As a blogger, writer, teacher, lecturer, designer, and catalyst in the knitting world, Julia Farwell-Clay has for the past ten years dug herself ever deeper into the world of textile traditions and personal decoration. She is the designer of all of the patterns in Modern Daily Knitting Field Guide No. 7: Ease, and  has been published as both a writer and a designer in Knitty, Interweave Knits, PomPom Quarterly, and Twist Collective, among others.

14 Comments

  • I look forward to column Julia, especially as you explore process of taking your swatches to actual designs and more. Thanks in advance!
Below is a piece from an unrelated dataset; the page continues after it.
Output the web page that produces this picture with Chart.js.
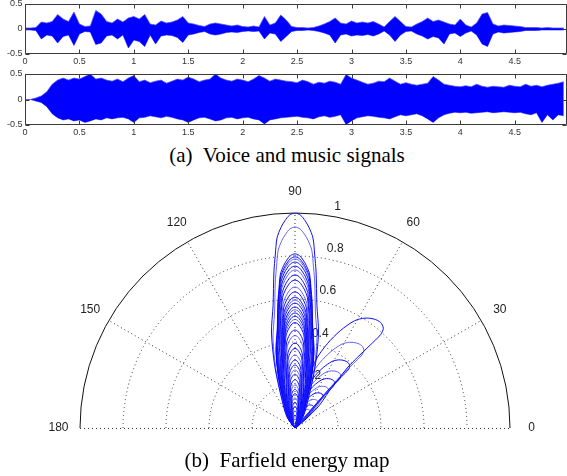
<!DOCTYPE html>
<html><head><meta charset="utf-8">
<script src="https://cdn.jsdelivr.net/npm/chart.js@4.4.1/dist/chart.umd.min.js"></script>
<style>
html,body{margin:0;padding:0;background:#fff;width:567px;height:476px;overflow:hidden;position:relative;}
canvas{position:absolute;left:0;}
.cap{position:absolute;left:0;width:574px;text-align:center;font-family:"Liberation Serif","Times New Roman",serif;font-size:21px;line-height:24px;color:#000;white-space:pre;}
</style></head><body>
<canvas id="c1" width="567" height="70" style="top:0"></canvas>
<canvas id="c2" width="567" height="70" style="top:70px"></canvas>
<div class="cap" style="top:143px">(a)  Voice and music signals</div>
<canvas id="c3" width="567" height="301" style="top:175px"></canvas>
<div class="cap" style="top:448px">(b)  Farfield energy map</div>
<script>
// ---------- DATA ----------
const timeStep = 0.05; // seconds between envelope samples
const voiceUpper = [0.02,0.02,0.03,0.14,0.12,0.15,0.29,0.2,0.15,0.34,
 0.1,0.05,0.06,0.37,0.3,0.15,0.12,0.2,0.14,0.22,
 0.25,0.2,0.29,0.1,0.08,0.16,0.12,0.14,0.18,0.25,
 0.12,0.1,0.07,0.05,0.1,0.12,0.1,0.08,0.06,0.08,
 0.05,0.04,0.06,0.04,0.25,0.08,0.12,0.28,0.18,0.05,
 0.03,0.03,0.02,0.03,0.06,0.1,0.15,0.22,0.12,0.1,
 0.16,0.12,0.14,0.12,0.15,0.1,0.04,0.15,0.25,0.15,
 0.05,0.04,0.1,0.15,0.22,0.15,0.18,0.14,0.1,0.08,
 0.2,0.08,0.04,0.12,0.3,0.33,0.1,0.06,0.08,0.07,
 0.06,0.05,0.03,0.03,0.03,0.02,0.03,0.02,0.02,0.02];
const voiceLower = [-0.02,-0.02,-0.03,-0.2,-0.12,-0.14,-0.28,-0.15,-0.12,-0.33,
 -0.1,-0.05,-0.06,-0.31,-0.28,-0.14,-0.12,-0.2,-0.12,-0.38,
 -0.22,-0.25,-0.35,-0.12,-0.3,-0.14,-0.12,-0.13,-0.17,-0.27,
 -0.12,-0.1,-0.07,-0.05,-0.1,-0.12,-0.1,-0.07,-0.06,-0.07,
 -0.05,-0.04,-0.05,-0.04,-0.2,-0.08,-0.1,-0.25,-0.15,-0.05,
 -0.03,-0.03,-0.02,-0.03,-0.05,-0.08,-0.12,-0.28,-0.12,-0.1,
 -0.14,-0.12,-0.13,-0.11,-0.14,-0.1,-0.04,-0.12,-0.25,-0.12,
 -0.05,-0.04,-0.1,-0.14,-0.2,-0.15,-0.18,-0.3,-0.1,-0.08,
 -0.15,-0.08,-0.04,-0.12,-0.3,-0.35,-0.1,-0.06,-0.08,-0.07,
 -0.06,-0.05,-0.03,-0.03,-0.03,-0.02,-0.02,-0.02,-0.02,-0.02];
const musicUpper = [0,0,0.03,0.07,0.15,0.3,0.38,0.42,0.38,0.42,
 0.4,0.45,0.5,0.4,0.42,0.38,0.36,0.4,0.35,0.42,
 0.47,0.35,0.38,0.33,0.36,0.38,0.32,0.36,0.4,0.38,
 0.44,0.4,0.35,0.38,0.4,0.5,0.42,0.38,0.36,0.4,
 0.38,0.35,0.4,0.47,0.42,0.36,0.4,0.38,0.36,0.35,
 0.33,0.38,0.35,0.3,0.34,0.32,0.36,0.34,0.3,0.49,
 0.42,0.38,0.34,0.3,0.32,0.36,0.35,0.42,0.36,0.3,
 0.33,0.3,0.28,0.3,0.32,0.45,0.38,0.3,0.28,0.26,
 0.25,0.27,0.25,0.3,0.26,0.24,0.26,0.25,0.24,0.28,
 0.26,0.25,0.3,0.26,0.28,0.25,0.28,0.3,0.32,0.35];
const musicLower = [0,0,-0.03,-0.06,-0.14,-0.28,-0.36,-0.4,-0.38,-0.42,
 -0.4,-0.45,-0.42,-0.38,-0.4,-0.36,-0.38,-0.36,-0.35,-0.38,
 -0.45,-0.36,-0.35,-0.32,-0.34,-0.36,-0.33,-0.35,-0.38,-0.4,
 -0.45,-0.4,-0.36,-0.35,-0.38,-0.42,-0.4,-0.36,-0.35,-0.38,
 -0.36,-0.35,-0.38,-0.4,-0.48,-0.4,-0.38,-0.36,-0.35,-0.34,
 -0.33,-0.35,-0.36,-0.38,-0.34,-0.32,-0.35,-0.33,-0.3,-0.49,
 -0.42,-0.36,-0.34,-0.32,-0.33,-0.35,-0.36,-0.38,-0.34,-0.3,
 -0.32,-0.3,-0.28,-0.32,-0.38,-0.45,-0.36,-0.3,-0.27,-0.25,
 -0.26,-0.25,-0.27,-0.26,-0.25,-0.24,-0.26,-0.25,-0.24,-0.25,
 -0.26,-0.25,-0.28,-0.3,-0.26,-0.45,-0.3,-0.4,-0.3,-0.32];
const waveXTicks = [0,0.5,1,1.5,2,2.5,3,3.5,4,4.5];
const waveXTickLabels = ['0','0.5','1','1.5','2','2.5','3','3.5','4','4.5'];
const waveYTicks = [-0.5,0,0.5];
const waveYTickLabels = ['-0.5','0','0.5'];
const waveXMax = 4.98;

// Polar farfield map
const mainLobeDirection = 90; // degrees
const mainLobePeaks = [1.0,0.935,0.81,0.796,0.786,0.772,0.753,0.735,0.712,0.688,0.656,0.633,0.609,0.595,0.581,0.563,0.55,0.535,0.52,0.505,0.49,0.456,0.43,0.395,0.37,0.34,0.316,0.293,0.27,0.25,0.225,0.2,0.18,0.16,0.14,0.12,0.1,0.08,0.06];
// [angular offset from lobe axis (deg), radius relative to lobe peak]
const mainLobeShape = [[0,1],[1.5,0.99],[2.8,0.965],[4,0.935],[5.4,0.888],[6.5,0.81],[7.7,0.732],[10.1,0.581],[13.9,0.455],[18.2,0.30],[24.9,0.144],[36,0.063],[45,0]];
// outer side lobe outline [angle deg, radius]
const sideLobeShape = [[80,0.02],[77,0.12],[75,0.22],[73,0.33],[69,0.42],[65,0.5],[61,0.57],[57.5,0.606],[54,0.626],[51,0.632],[48.5,0.62],[47.5,0.59],[47.8,0.52],[48.5,0.44],[49,0.376],[48.3,0.3],[47.4,0.24],[44.5,0.18],[42.4,0.145],[39,0.06],[35,0]];
const sideLobeScales = [1,0.78,0.62,0.52,0.45,0.38,0.32,0.26,0.21,0.17];
const polarRingValues = [0.2,0.4,0.6,0.8];
const polarRingLabels = ['0.2','0.4','0.6','0.8','1'];
const polarSpokeAngles = [30,60,90,120,150];
const polarAngleLabels = [[0,'0'],[30,'30'],[60,'60'],[90,'90'],[120,'120'],[150,'150'],[180,'180']];

// ---------- WAVEFORMS ----------
const BLUE = '#0000ff';
const BLUE_EDGE = 'rgba(80,80,255,0.75)';
function toXY(arr){ return arr.map((v,i)=>({x:i*timeStep, y:v})); }
const waveAxes = {
  id:'waveAxes',
  afterDraw(chart){
    const {ctx, chartArea:a, scales:{x,y}} = chart;
    ctx.save();
    ctx.strokeStyle='#3a3a3a'; ctx.lineWidth=1;
    const L=Math.round(a.left)+0.5, R=Math.round(a.right)-0.5, T=Math.round(a.top)+0.5, B=Math.round(a.bottom)-0.5;
    ctx.beginPath();
    ctx.moveTo(L,T);ctx.lineTo(R,T);ctx.lineTo(R,B);ctx.lineTo(L,B);ctx.closePath();
    waveXTicks.forEach(t=>{const px=Math.round(x.getPixelForValue(t))+0.5;ctx.moveTo(px,B);ctx.lineTo(px,B-4);ctx.moveTo(px,T);ctx.lineTo(px,T+4);});
    waveYTicks.forEach(v=>{const py=Math.round(y.getPixelForValue(v))+0.5;ctx.moveTo(L,py);ctx.lineTo(L+4,py);ctx.moveTo(R,py);ctx.lineTo(R-4,py);});
    ctx.stroke();
    ctx.fillStyle='#333';
    ctx.font='9px "Liberation Sans", Arial, sans-serif';
    ctx.textAlign='center'; ctx.textBaseline='middle';
    waveXTicks.forEach((t,i)=>ctx.fillText(waveXTickLabels[i], x.getPixelForValue(t), a.bottom+7.5));
    ctx.textAlign='right';
    waveYTicks.forEach((v,i)=>ctx.fillText(waveYTickLabels[i], a.left-2.5, y.getPixelForValue(v)));
    ctx.restore();
  }
};
function waveChart(id, up, lo){
  return new Chart(document.getElementById(id), {
    type:'line',
    data:{datasets:[
      {data:toXY(up), borderColor:BLUE_EDGE, backgroundColor:BLUE, borderWidth:1, pointRadius:0, fill:'+1', tension:0},
      {data:toXY(lo), borderColor:BLUE_EDGE, backgroundColor:BLUE, borderWidth:1, pointRadius:0, fill:false, tension:0}
    ]},
    options:{
      responsive:false, animation:false, devicePixelRatio:1,
      layout:{padding:{left:25,right:0,top:4,bottom:id==='c1'?16:15}},
      plugins:{legend:{display:false},tooltip:{enabled:false}},
      scales:{
        x:{type:'linear',min:0,max:waveXMax,display:false},
        y:{min:-0.5,max:0.5,display:false}
      }
    },
    plugins:[waveAxes]
  });
}
waveChart('c1', voiceUpper, voiceLower);
waveChart('c2', musicUpper, musicLower);

// ---------- POLAR ----------
const D2R = Math.PI/180;
function polarPt(theta, r){ return {x:r*Math.cos(theta*D2R), y:r*Math.sin(theta*D2R)}; }
const datasets = [];
mainLobePeaks.forEach((A,i)=>{
  const pts=[];
  for(let k=mainLobeShape.length-1;k>0;k--){ const s=mainLobeShape[k]; pts.push(polarPt(mainLobeDirection+s[0], A*s[1])); }
  mainLobeShape.forEach(s=>pts.push(polarPt(mainLobeDirection-s[0], A*s[1])));
  datasets.push({data:pts, showLine:true, pointRadius:0, borderWidth:1, tension:0.3,
    borderColor: i%3===1 ? 'rgba(70,70,255,0.85)' : 'rgba(0,0,255,0.95)', fill:false});
});
sideLobeScales.forEach((s,i)=>{
  const pts = sideLobeShape.map(p=>polarPt(p[0], s*p[1]));
  datasets.push({data:pts, showLine:true, pointRadius:0, borderWidth:1, tension:0.3,
    borderColor: i%2===1 ? 'rgba(70,70,255,0.85)' : 'rgba(0,0,255,0.95)', fill:false});
});
const polarGrid = {
  id:'polarGrid',
  beforeDatasetsDraw(chart){
    const {ctx, scales:{x,y}} = chart;
    const cx=x.getPixelForValue(0), cy=y.getPixelForValue(0);
    const unit = x.getPixelForValue(1)-cx;
    ctx.save();
    ctx.lineWidth=1; ctx.strokeStyle='#333'; ctx.setLineDash([1,3]);
    polarRingValues.forEach(r=>{ctx.beginPath();ctx.arc(cx,cy,r*unit,Math.PI,2*Math.PI);ctx.stroke();});
    polarSpokeAngles.forEach(t=>{ctx.beginPath();ctx.moveTo(cx,cy);
      ctx.lineTo(x.getPixelForValue(Math.cos(t*D2R)), y.getPixelForValue(Math.sin(t*D2R)));ctx.stroke();});
    ctx.beginPath();ctx.moveTo(x.getPixelForValue(-1),cy+0.5);ctx.lineTo(x.getPixelForValue(1),cy+0.5);ctx.stroke();
    ctx.setLineDash([]); ctx.strokeStyle='#111';
    ctx.beginPath();ctx.arc(cx,cy,unit,Math.PI,2*Math.PI);ctx.stroke();
    ctx.fillStyle='#222'; ctx.font='12px "Liberation Sans", Arial, sans-serif';
    ctx.textAlign='center'; ctx.textBaseline='middle';
    polarAngleLabels.forEach(([t,lab])=>{
      ctx.fillText(lab, x.getPixelForValue(1.1*Math.cos(t*D2R)), y.getPixelForValue(1.1*Math.sin(t*D2R)));
    });
    ctx.textAlign='left';
    [...polarRingValues,1].forEach((r,i)=>{
      ctx.fillText(polarRingLabels[i], x.getPixelForValue(r*Math.cos(80*D2R))+2, y.getPixelForValue(r*Math.sin(80*D2R))-10);
    });
    ctx.restore();
  }
};
new Chart(document.getElementById('c3'), {
  type:'scatter',
  data:{datasets},
  options:{
    responsive:false, animation:false, devicePixelRatio:1,
    layout:{padding:{left:80,right:57,top:38,bottom:48}},
    plugins:{legend:{display:false},tooltip:{enabled:false}},
    scales:{
      x:{type:'linear',min:-1,max:1,display:false},
      y:{type:'linear',min:0,max:1,display:false}
    }
  },
  plugins:[polarGrid]
});
</script>
</body></html>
  • This autumn I’ve become obsessed with fungi, creeping through nature preserves with camera in hand. I’m thinking something special will come of this. Thanks for framing my inspiration!

  • Hi, Julia. How nice to run into you here!

  • Always a pleasure to “hear” Julia’s voice.

  • The brick picture with the daisies is a revelation!

  • Yeah Julia! Well said. I cannot wait to look over your shoulder as you design.

  • There are no coincidences. I came across a vest from Julia only last week-my first initation to her designs. I bookmarked the vest and then came many of her others. Thank you for more insight!
    http://www.ravelry.com/patterns/library/viatori

  • Yay Julia! And Yay Shetland!

  • I love the thought about connecting the environment around you with your knitting, I do this too. xo

  • Wonderful piece. I’m going on the Great Shetland Adventure in July of 2017 and cannot wait. Your reflections make me even more excited about going.

  • Hi Julia,
    Nice start to your column, looking forward to future pieces. Now to decide which project to start: The Niela Cowl or Metronome!

  • So exciting to hear of and see the details of your Shetland adventures; how I would love to do that! Especially exciting to me that you see the patterns in your surroundings and relate it to the peeries and let it inform your creative process! I love that and do it too, all the time. I’m looking forward to your articles and designs–(my Hiro is still one of my favorite sweaters).

  • Hi Julia, nice to see you here, and to read your always interesting posts! knitting in Shetland sounds very different from my experience of 25 years ago…

  • I look forward to your articles and designs this upcoming year. Enjoyed the recent Inspiration!